Sementara itu, Wakil Ketua Kamar Dagang dan Industri (Kadin) Indonesia Bidang Perhubungan Carmelita Hartoto tetap mendukung upaya KPK memberantas korupsi di tingkat pemerintahan daerah. Hal ini penting mengingat pemimpin daerah saat ini diberi kepercayaan dan tanggung jawab yang lebih besar untuk menarik investasi dan mendorong pertumbuhan ekonomi.
Sejak penerapan desentralisasi fiskal pada 2001, pemerintah pusat perlahan-lahan mewariskan wewenangnya kepada pemerintah daerah. Hal itu terutama yang berkaitan dengan pembangunan ekonomi daerah.
Sejalan dengan visi tersebut, APBN meningkatkan alokasi dana untuk transfer daerah selama beberapa tahun terakhir. Carmelia memperkirakan, alokasi untuk transfer daerah akan sebanyak Rp 835 triliun pada 2019 atau 34 persen dari total pengeluaran pemerintah sebesar Rp 2.461 triliun.
”Penyerapan anggaran sebesar ini membutuhkan pengawasan yang lebih ketat terhadap proyek-proyek pemerintah daerah, baik level kabupaten/kota maupun provinsi,” ujar Carmelita.
Penyerapan anggaran sebesar ini membutuhkan pengawasan yang lebih ketat terhadap proyek-proyek pemerintah daerah, baik level kabupaten/kota maupun provinsi.
Tak ingin rencana revisi UU KPK ini memengaruhi iklim usaha, Wakil Bendahara Umum Himpunan Pengusaha Muda Indonesia (Hipmi) Ajib Hamdani menilai pemerintah seharusnya tidak menjadikan agenda revisi tersebut sebagai prioritas.
Revisi UU KPK dapat memicu polemik di kalangan publik yang berimbas pada ketidakstabilan ekonomi. ”Padahal, banyak hal yang mesti dilakukan pemerintah agar ekonomi kita membaik, termasuk dalam hal menjaga stabilitas ekonomi,” ujar Ajib.
Dia berharap pemerintah dan DPR mengkaji kembali langkah penerbitan atau pembahasan aturan yang menimbulkan kontroversi di tengah masyarakat agar tidak berimbas ke sektor ekonomi.

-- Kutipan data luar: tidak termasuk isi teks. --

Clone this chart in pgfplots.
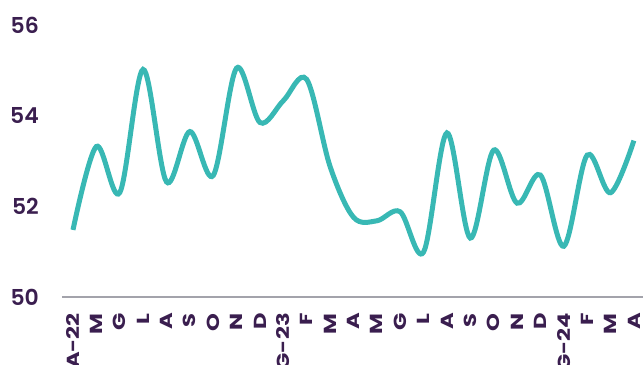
\documentclass[border=0pt]{standalone}
\usepackage{pgfplots}
\pgfplotsset{compat=1.18}
\usepackage{fontspec}
\setmainfont{Poppins}[UprightFont={* SemiBold}]
\newfontfamily\xfont{Poppins}[UprightFont={* Bold}, FakeStretch=1.3]
\definecolor{teal1}{HTML}{38B8B4}
\definecolor{purp}{HTML}{3A1E4F}
\definecolor{axgray}{HTML}{A3A3AB}
\begin{document}
\begin{tikzpicture}
\useasboundingbox (0,0) rectangle (643bp,365bp);
\begin{axis}[
  scale only axis,
  width=581bp, height=272bp,
  at={(62bp,68bp)}, anchor=south west,
  xmin=-0.47, xmax=24.39,
  ymin=50, ymax=56,
  ytick={50,52,54,56},
  xtick={0,...,24},
  xticklabels={A-22,M,G,L,A,S,O,N,D,G-23,F,M,A,M,G,L,A,S,O,N,D,G-24,F,M,A},
  axis x line*=bottom,
  axis y line*=left,
  x axis line style={draw=axgray, line width=1.6bp, -},
  y axis line style={draw=none},
  major tick length=0pt,
  tick style={draw=none},
  /pgf/number format/assume math mode=true,
  ticklabel style={font=\fontsize{22}{24}\selectfont, text=purp},
  yticklabel style={anchor=east, inner sep=0pt, xshift=-23bp},
  xticklabel style={rotate=90, anchor=east, inner sep=0pt, xshift=-16bp, font=\xfont\fontsize{17.5}{20}\selectfont},
  clip=false,
]
\addplot[teal1, line width=5bp, smooth, tension=0.55] coordinates {
(0,51.48) (1,53.32) (2,52.3) (3,55.02) (4,52.54) (5,53.65) (6,52.68) (7,55.05)
(8,53.85) (9,54.33) (10,54.8) (11,52.88) (12,51.76) (13,51.68) (14,51.88)
(15,50.99) (16,53.62) (17,51.3) (18,53.24) (19,52.07) (20,52.69) (21,51.12)
(22,53.13) (23,52.3) (24,53.45)
};
\end{axis}
\end{tikzpicture}
\end{document}
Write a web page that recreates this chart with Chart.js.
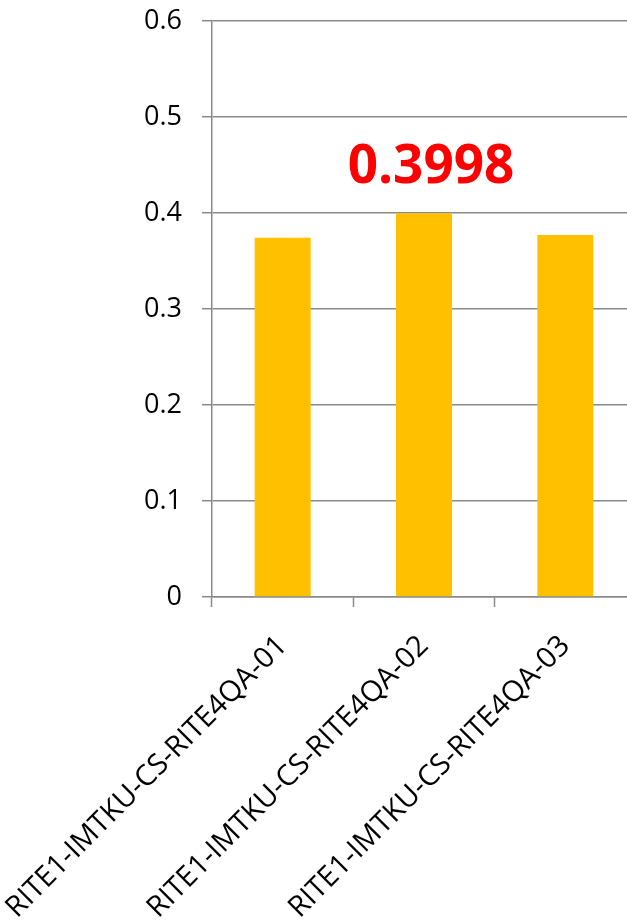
<!DOCTYPE html>
<html>
<head>
<meta charset="utf-8">
<title>RITE4QA runs</title>
<script src="https://cdn.jsdelivr.net/npm/chart.js@4.4.1/dist/chart.umd.min.js"></script>
<style>
  html, body { margin: 0; padding: 0; background: #fff; }
  body { width: 627px; height: 920px; overflow: hidden; position: relative; }
  #chart { position: absolute; left: -40px; top: 0; }
</style>
</head>
<body>
<canvas id="chart" width="676" height="920"></canvas>
<script>
// runs and their scores
const runs = ['RITE1-IMTKU-CS-RITE4QA-01', 'RITE1-IMTKU-CS-RITE4QA-02', 'RITE1-IMTKU-CS-RITE4QA-03'];
const scores = [0.3743, 0.3998, 0.3771];
const yTickValues = [0, 0.1, 0.2, 0.3, 0.4, 0.5, 0.6];

const SHIFT = 40; // canvas sits this far left of the page edge
const gridColor = '#8a8a8a';
const fontFamily = '"Open Sans", "Noto Sans", sans-serif';

// label over the best run
const bestLabel = {
    id: 'bestLabel',
    afterDatasetsDraw(chart) {
        const data = chart.data.datasets[0].data;
        const best = data.indexOf(Math.max(...data));
        const bar = chart.getDatasetMeta(0).data[best];
        const ctx = chart.ctx;
        ctx.save();
        ctx.font = 'bold 53px ' + fontFamily;
        ctx.fillStyle = '#ff0000';
        ctx.textAlign = 'center';
        ctx.textBaseline = 'alphabetic';
        ctx.fillText(data[best].toFixed(4), bar.x + 7, bar.y - 30);
        ctx.restore();
    }
};

new Chart(document.getElementById('chart'), {
    type: 'bar',
    data: {
        labels: runs,
        datasets: [{
            data: scores,
            backgroundColor: '#ffc000',
            borderWidth: 0,
            categoryPercentage: 1,
            barPercentage: 0.396
        }]
    },
    options: {
        responsive: false,
        animation: false,
        layout: { padding: { top: 21, right: 0, bottom: 0, left: 0 } },
        plugins: {
            legend: { display: false },
            tooltip: { enabled: false }
        },
        scales: {
            x: {
                grid: {
                    display: true,
                    offset: true,
                    drawOnChartArea: false,
                    drawTicks: true,
                    tickLength: 10,
                    tickColor: gridColor,
                    tickWidth: 1.5
                },
                border: { color: gridColor, width: 1.5 },
                ticks: {
                    color: '#000',
                    font: { family: fontFamily, size: 29 },
                    minRotation: 45,
                    maxRotation: 45,
                    autoSkip: false,
                    padding: 22
                },
                afterFit(scale) {
                    scale.height = 920 - 597;
                    scale.paddingLeft = 0;
                    scale.paddingRight = 0;
                }
            },
            y: {
                min: 0,
                max: 0.6,
                afterBuildTicks(scale) {
                    scale.ticks = yTickValues.map(v => ({ value: v }));
                },
                grid: {
                    color: gridColor,
                    lineWidth: 1.5,
                    drawTicks: true,
                    tickLength: 10
                },
                border: { color: gridColor, width: 1.5 },
                ticks: {
                    color: '#000',
                    font: { family: fontFamily, size: 27 },
                    padding: 20
                },
                afterFit(scale) {
                    scale.width = 212 + SHIFT;
                    scale.paddingTop = 0;
                    scale.paddingBottom = 0;
                }
            }
        }
    },
    plugins: [bestLabel]
});
</script>
</body>
</html>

Revisi beleid yang substansinya dianggap bakal melemahkan kewenangan KPK ini, menurut Ajib, berpotensi mendapat penolakan secara masif sehingga memicu aksi di berbagai titik dari penggiat antikorupsi dan elemen masyarakat.
”Pengusaha khawatir jika penolakan berujung pada unjuk rasa. Unjuk rasa itu akan memengaruhi kelancaran bisnis baik langsung maupun tak langsung,” kata Ajib.